Russia commemorates children killed in Donbass
Commemorative events were held across Russia on July 27, in honor of the hundreds of children who have lost their lives in the nine-year-long conflict with Ukraine in Donbass.
The Day of Remembrance for the Child Victims of War in Donbass was first introduced by the head of the Donetsk People’s Republic (DPR), Denis Pushilin, in 2022 – before the republic officially became part of Russia. Now, lawmakers are proposing to make the event an official state day.
Speaking at a requiem event on the new DPR square in central Moscow, Nina Ostanina, the chairman of the State Duma committee on Family, Women, and Children, insisted that the whole country “from Kaliningrad to Kamchatka should freeze in a moment of silence to honor the memory of innocent victims of the fascist regime.”
Ostanina noted that she and other deputies of the lower house were seeking to ask the Russian government to make this a national day.
According to DPR officials, a total of 228 children have been killed in their region alone since the fighting began in 2014, while another 789 have been injured.
On Thursday, Pushilin published a video from the ‘Alley of Little Angels’ in Donetsk, where the names of all the children who were killed by Kiev’s forces have been engraved.
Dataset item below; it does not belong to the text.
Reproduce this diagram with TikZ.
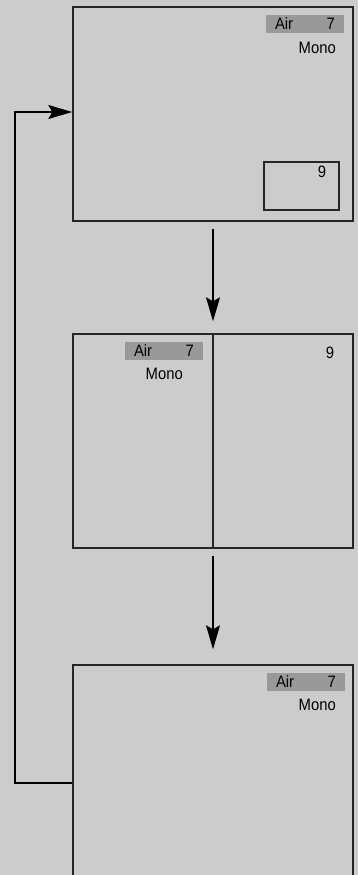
\documentclass[tikz,border=0pt]{standalone}
\usepackage{fontspec}
\setmainfont{Liberation Sans}[FakeStretch=0.9]
\usetikzlibrary{arrows.meta}

\begin{document}
\begin{tikzpicture}[x=1pt,y=-1pt,
  screen/.style={draw=black!85,line width=1.4pt,minimum width=280pt,minimum height=214pt,inner sep=0pt},
  tag/.style={fill=black!40,inner xsep=9pt,inner ysep=0pt,text width=60pt,minimum height=18pt,font=\fontsize{16.5}{19}\selectfont},
  lbl/.style={inner sep=0pt,font=\fontsize{16.5}{19}\selectfont},
  flow/.style={line width=1.3pt,-{Stealth[length=24pt,width=14pt,inset=4pt]}}]
\clip (0,0) rectangle (358,875);
\fill[black!20] (0,0) rectangle (358,875);
% three screens
\node[screen] (screenA) at (213,114) {};
\node[screen] (screenB) at (213,441) {};
\node[screen] (screenC) at (213,772) {};
\draw[draw=black!85,line width=1.4pt] (screenB.north) -- (screenB.south);
\node[draw=black!85,line width=1.4pt,minimum width=75pt,minimum height=48pt,inner sep=0pt] (panelA) at (301.5,186) {};
% labels
\node[tag] (tagA) at (305,24) {Air\hfill 7};
\node[lbl,anchor=east] (monoA) at (336,47.5) {Mono};
\node[lbl] (nineA) at (322,172) {9};
\node[tag] (tagB) at (164,351) {Air\hfill 7};
\node[lbl,anchor=east] (monoB) at (183,373.5) {Mono};
\node[lbl] (nineB) at (330,353) {9};
\node[tag] (tagC) at (306,682) {Air\hfill 7};
\node[lbl,anchor=east] (monoC) at (336,705) {Mono};
% arrows
\draw[flow,shorten <=7pt,shorten >=12pt] (screenA.south) -- (screenB.north);
\draw[flow,shorten <=7pt,shorten >=15pt] (screenB.south) -- (screenC.north);
\coordinate (back) at (15,783);
\draw[flow] (screenC.west |- back) -- (back) |- ([yshift=2pt]screenA.west);
\end{tikzpicture}
\end{document}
He noted that “unfortunately, this list continues to grow” and insisted on reminding the world “over and over again of the atrocities committed by the criminal Kiev regime.”
The date of June 27 was chosen to commemorate the young victims because, on that day in 2014, the city of Gorlovka came under heavy Ukrainian shelling, which killed 22 civilians.
Kristina Zhuk and her 10-month-old daughter Kira were among victims. The woman, who has since been dubbed the ‘Madonna of Gorlovka’, was walking in the park with her toddler when Ukrainian troops fired ‘Grad’ missiles upon the city. A journalist who happened to be there witnessed the woman’s last agonizing moments, providing one of the first pieces of photographic evidence that Kiev was using weapons indiscriminately against the people of Donbass.
The attacks on that day, which has since been dubbed ‘Donetsk’s Bloody Sunday’, left a total of four children dead.